| 要旨トップ | 本企画の概要 | 日本生態学会第64回全国大会 (2017年3月、東京) 講演要旨
ESJ64 Abstract


企画集会 T17-3  (Lecture in Workshop)

「土から考えてみた」

*飯村康夫(滋賀県立大学 環境科学部)

温帯地域で見られる一般的な森林の地下部は、程度の違いはあれど、上から順に炭素を主体としたリター層(O層もしくはAo層)とケイ素を主体とした鉱質土層(A層, B層など)から成る。
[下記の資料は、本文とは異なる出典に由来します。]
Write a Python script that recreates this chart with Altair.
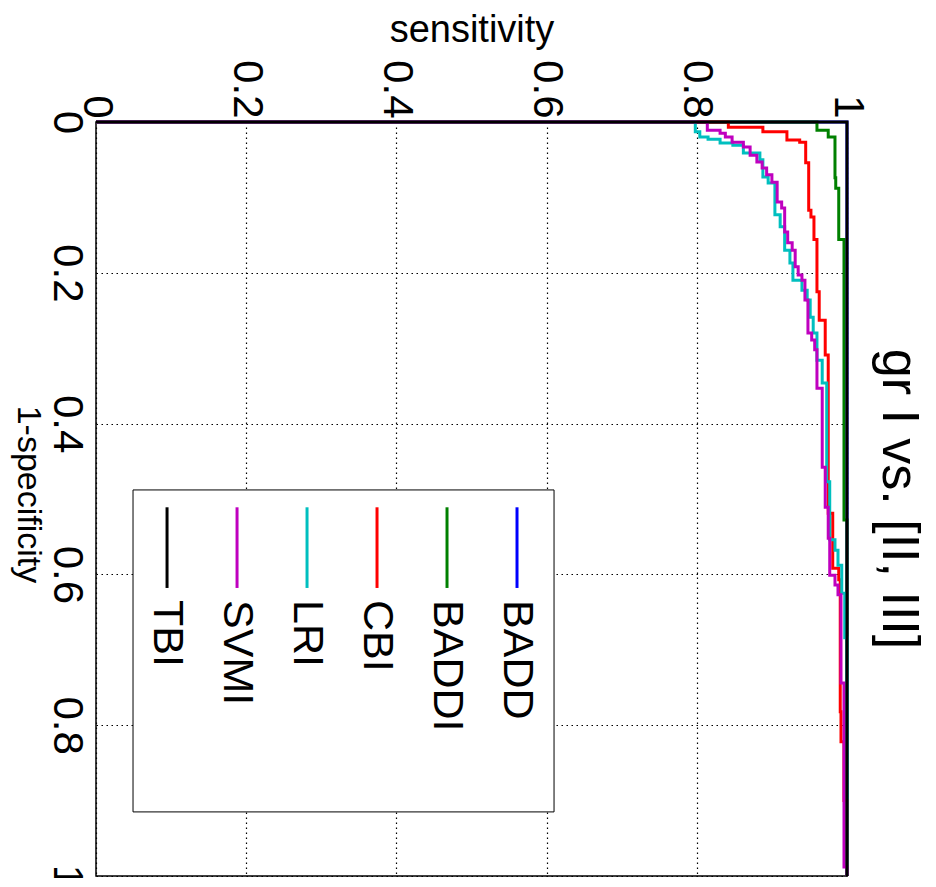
import altair as alt
import pandas as pd

FONT = "Liberation Sans"

series = ["BADD", "BADDI", "CBI", "LRI", "SVMI", "TBI"]
colors = ["#0000FF", "#008000", "#FF0000", "#00BFBF", "#BF00BF", "#000000"]

# Step points: at 1-specificity value fpr[i], the sensitivity jumps to tpr[i]
badd_fpr = [0.0, 0.0, 1.0]
badd_tpr = [0.0, 1.0, 1.0]

baddi_fpr = [0.0, 0.0, 0.011, 0.020, 0.074, 0.088, 0.156, 0.528, 1.0]
baddi_tpr = [0.0, 0.960, 0.975, 0.984, 0.985, 0.989, 0.996, 1.0, 1.0]

cbi_fpr = [0.0, 0.0, 0.007, 0.013, 0.024, 0.027, 0.054, 0.117, 0.126, 0.156,
           0.225, 0.263, 0.309, 0.519, 0.592, 0.607, 0.782, 0.822, 0.900, 1.0]
cbi_tpr = [0.0, 0.842, 0.888, 0.920, 0.937, 0.945, 0.949, 0.952, 0.956, 0.960,
           0.963, 0.971, 0.975, 0.981, 0.989, 0.991, 0.992, 0.996, 1.0, 1.0]

lri_fpr = [0.0, 0.0, 0.013, 0.020, 0.023, 0.028, 0.031, 0.041, 0.050, 0.073,
           0.081, 0.123, 0.139, 0.170, 0.187, 0.210, 0.223, 0.236, 0.259, 0.280,
           0.316, 0.346, 0.477, 0.554, 0.568, 0.588, 0.625, 0.684, 1.0]
lri_tpr = [0.0, 0.798, 0.804, 0.815, 0.831, 0.848, 0.862, 0.884, 0.888, 0.895,
           0.904, 0.911, 0.917, 0.924, 0.928, 0.940, 0.947, 0.951, 0.955, 0.960,
           0.967, 0.973, 0.977, 0.984, 0.988, 0.993, 0.997, 1.0, 1.0]

svmi_fpr = [0.0, 0.0, 0.011, 0.015, 0.020, 0.027, 0.033, 0.044, 0.053, 0.061,
            0.070, 0.080, 0.106, 0.114, 0.146, 0.160, 0.170, 0.192, 0.203, 0.210,
            0.236, 0.280, 0.289, 0.302, 0.353, 0.458, 0.511, 0.552, 0.601, 0.614,
            0.627, 0.744, 0.988, 1.0]
svmi_tpr = [0.0, 0.814, 0.831, 0.838, 0.847, 0.862, 0.871, 0.880, 0.887, 0.893,
            0.900, 0.907, 0.913, 0.917, 0.921, 0.927, 0.931, 0.935, 0.940, 0.944,
            0.948, 0.953, 0.957, 0.960, 0.967, 0.971, 0.975, 0.977, 0.984, 0.988,
            0.992, 0.996, 1.0, 1.0]

tbi_fpr = [0.0, 0.0, 1.0]
tbi_tpr = [0.0, 1.0, 1.0]

curves = [(badd_fpr, badd_tpr), (baddi_fpr, baddi_tpr), (cbi_fpr, cbi_tpr),
          (lri_fpr, lri_tpr), (svmi_fpr, svmi_tpr), (tbi_fpr, tbi_tpr)]

tick_values = [0, 0.2, 0.4, 0.6, 0.8, 1]

x_scale = alt.Scale(domain=[0, 1], nice=False, zero=False)
y_scale = alt.Scale(domain=[0, 1], nice=False, zero=False, reverse=True)

x_axis = alt.Axis(orient="top", title="sensitivity", values=tick_values,
                  format="~g", labelAngle=90, labelAlign="right",
                  labelBaseline="middle", labelPadding=4, labelFontSize=42,
                  labelOverlap=False, labelFlush=False, ticks=False, tickSize=0,
                  domain=False, grid=True, gridColor="#000000", gridDash=[1.5, 3.5],
                  gridWidth=1.2, gridOpacity=1, titleFontSize=38,
                  titleFontWeight="normal", titleBaseline="middle",
                  titleY=-92, labelColor="#000000", titleColor="#000000")
y_axis = alt.Axis(orient="left", title="1-specificity", values=tick_values,
                  format="~g", labelAngle=90, labelAlign="center",
                  labelBaseline="top", labelPadding=10, labelFontSize=42,
                  labelOverlap=False, labelFlush=False, ticks=False, tickSize=0,
                  domain=False, grid=True, gridColor="#000000", gridDash=[1.5, 3.5],
                  gridWidth=1.2, gridOpacity=1, titleFontSize=34,
                  titleFontWeight="normal", titleAngle=90, titleAlign="center",
                  titleBaseline="middle", titleX=-69, titleY=372,
                  labelColor="#000000", titleColor="#000000")

layers = []
for name, col, (fl, tl) in zip(series, colors, curves):
    df = pd.DataFrame({"fpr": fl, "sens": tl, "i": list(range(len(fl)))})
    layers.append(
        alt.Chart(df).mark_line(color=col, strokeWidth=3, interpolate="step-before")
        .encode(x=alt.X("sens:Q", scale=x_scale, axis=x_axis),
                y=alt.Y("fpr:Q", scale=y_scale, axis=y_axis),
                order=alt.Order("i:Q"))
    )

# Legend (drawn inside the plot, rotated like the rest of the figure)
leg_first = 0.5606
leg_step = 0.0932
leg_df = pd.DataFrame({
    "name": series,
    "color": colors,
    "sens": [leg_first - k * leg_step for k in range(len(series))],
})
leg_df["fpr"] = 0.511
leg_df["fpr2"] = 0.618
leg_df["tfpr"] = 0.634

box_df = pd.DataFrame({"sens": [0.0493], "sens2": [0.6099], "fpr": [0.488], "fpr2": [0.915]})

box = alt.Chart(box_df).mark_rect(fill="white", stroke="#000000", strokeWidth=1).encode(
    x=alt.X("sens:Q", scale=x_scale, axis=x_axis), x2="sens2:Q",
    y=alt.Y("fpr:Q", scale=y_scale, axis=y_axis), y2="fpr2:Q")

leg_lines = alt.Chart(leg_df).mark_rule(strokeWidth=3).encode(
    x=alt.X("sens:Q", scale=x_scale, axis=x_axis),
    y=alt.Y("fpr:Q", scale=y_scale, axis=y_axis), y2="fpr2:Q",
    color=alt.Color("color:N", scale=None))

leg_text = alt.Chart(leg_df).mark_text(angle=90, align="left", baseline="middle",
                                       fontSize=43, font=FONT, color="#000000").encode(
    x=alt.X("sens:Q", scale=x_scale, axis=x_axis),
    y=alt.Y("tfpr:Q", scale=y_scale, axis=y_axis),
    text="name:N")

chart = alt.layer(*layers, box, leg_lines, leg_text).properties(
    width=751, height=754,
    padding={"left": 88, "top": 114, "right": 80, "bottom": 2},
    autosize=alt.AutoSizeParams(type="none"),
    title=alt.TitleParams("gr I vs. [II, III]", orient="right", anchor="middle",
                          fontSize=52, fontWeight="normal", font=FONT,
                          color="#000000", offset=4),
    background="white",
).configure(font=FONT).configure_view(stroke="#000000", strokeWidth=1.5)

chart.save("out.html", embed_options={"renderer": "svg", "actions": False})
古くからリター層は鉱質土層に含まれる有機炭素の主要な供給源の一つと考えられてきたが、実際に1)リター層からどのような質の有機炭素がどれだけ鉱質土層に移行し得るのか? 2)リター層から移行してきた有機炭素は鉱質土層でどのような量・質的変化(形態を含めて)をするのか?については、時間スケールも含め、まだまだ多くの点で謎が多い。また、1)や2)のプロセスが森林地下部の炭素蓄積機能にどのような影響を及ぼしているのかについても不透明である。この企画集会では特に1)と2)について近年明らかになってきた知見をレビューしつつ、森林地下部における炭素蓄積機能について土壌有機物の量および質の側面から考えてみたい。また、Takayama Forestの地下部を形成する黒ボク土は、炭化物を彷彿とさせる特異的な性質の黒色土壌有機物に富むため、リター層と鉱質土層の相互関係においても、非黒ボク土の地下部とは一線を画すことが予想される。このような黒ボク土と非黒ボク土の違いが森林地下部での炭素動態に及ぼし得る影響についても土壌有機物の側面から議論したい。